Rally in solidarity with Cambodian hunger strikers
By Mike Karadjis
SYDNEY — About 50 people, mostly from the local Cambodian community, rallied outside Auburn Hospital in solidarity with three hunger strikers. The three women, aged in their twenties and thirties, have been on hunger strike since October 16 and 19 to protest the government's refusal to give them refugee status.
Several hundred Cambodians have been detained for three years, first at Port headland and now at Villawood Detention Centre. They arrived in Australia by boat, fleeing the prospect of a return of the Khmer Rouge. Most of the refugees had lived through traumatic experiences under the Khmer Rouge regime from 1975 to 1979.
The women are reportedly in a very weak condition. According to Ricci Bartels, a member of the Action Committee for Refugees in Australia, the women preferred not to go back to Cambodia even if it meant dying in Australia. The three women, as well as another three Cambodians, have received their final rejection notices from the federal government. Some are reportedly contemplating suicide.

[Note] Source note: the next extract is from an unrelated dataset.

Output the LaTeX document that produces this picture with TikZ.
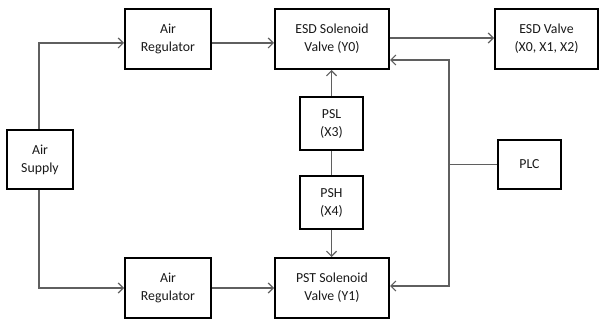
\documentclass[tikz,border=0pt]{standalone}
\usepackage{fontspec}
\setmainfont{Carlito}
\usetikzlibrary{arrows.meta,calc}
\definecolor{linegray}{RGB}{95,95,95}
\tikzset{
  blk/.style={draw=black, line width=2pt, align=center, inner sep=1pt,
    font=\fontsize{13.8}{18}\selectfont, text=black!90},
  conn/.style={draw=linegray, line width=1.3pt,
    -{Straight Barb[length=5pt,width=10pt,line width=1.2pt]}},
  plain/.style={draw=linegray, line width=1.3pt}
}
\begin{document}
\begin{tikzpicture}[x=1pt,y=-1pt]
\useasboundingbox (0,0) rectangle (600,320);
\node[blk, minimum width=66pt, minimum height=59pt] (sup) at (40,159.5) {Air\\Supply};
\node[blk, minimum width=86pt, minimum height=60pt] (reg1) at (168,39) {Air\\Regulator};
\node[blk, minimum width=86pt, minimum height=60pt] (reg2) at (168,288) {Air\\Regulator};
\node[blk, minimum width=114pt, minimum height=60pt] (esd) at (332,39) {ESD Solenoid\\Valve (Y0)};
\node[blk, minimum width=114pt, minimum height=60pt] (pst) at (332,288) {PST Solenoid\\Valve (Y1)};
\node[blk, minimum width=103pt, minimum height=60pt] (valve) at (546.5,39) {ESD Valve\\(X0, X1, X2)};
\node[blk, minimum width=63pt, minimum height=53pt] (psl) at (331.5,123.5) {PSL\\(X3)};
\node[blk, minimum width=63pt, minimum height=53pt] (psh) at (331.5,202.5) {PSH\\(X4)};
\node[blk, minimum width=63pt, minimum height=49pt] (plc) at (529.5,164.5) {PLC};
\coordinate (j) at (449,164.5);
% air supply to regulators
\draw[conn] ([xshift=-1pt]sup.north) |- ($(reg1.west)+(0,4)$);
\draw[conn] ([xshift=-1pt]sup.south) |- ($(reg2.west)+(0,0)$);
% regulators to solenoids
\draw[conn] ($(reg1.east)+(0,4)$) -- ($(esd.west)+(0,4)$);
\draw[conn] (reg2.east) -- (pst.west);
% ESD solenoid to valve
\draw[conn] ($(esd.east)+(0,-1)$) -- ($(valve.west)+(0,-1)$);
% pressure switches
\draw[conn] (psl.north) -- (psl.north |- esd.south);
\draw[plain] (psl.south) -- (psh.north);
\draw[conn] (psh.south) -- (psh.south |- pst.north);
% PLC
\draw[plain] (plc.west) -- (j);
\draw[conn] (j) |- ($(esd.east)+(0,21)$);
\draw[conn] (j) |- ($(pst.east)+(0,-2)$);
\end{tikzpicture}
\end{document}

The government has pushed regulations to force feed the women, but doctors say this is an ethical problem.
Another activist, Rosanna Barbero, believes the government is preparing the public to accept a mass deportation of refugees. The media response to the very rapid deportation of a recent boatload of refugees from China, which included "Go home and stay out!" style headlines, was part of this, she said.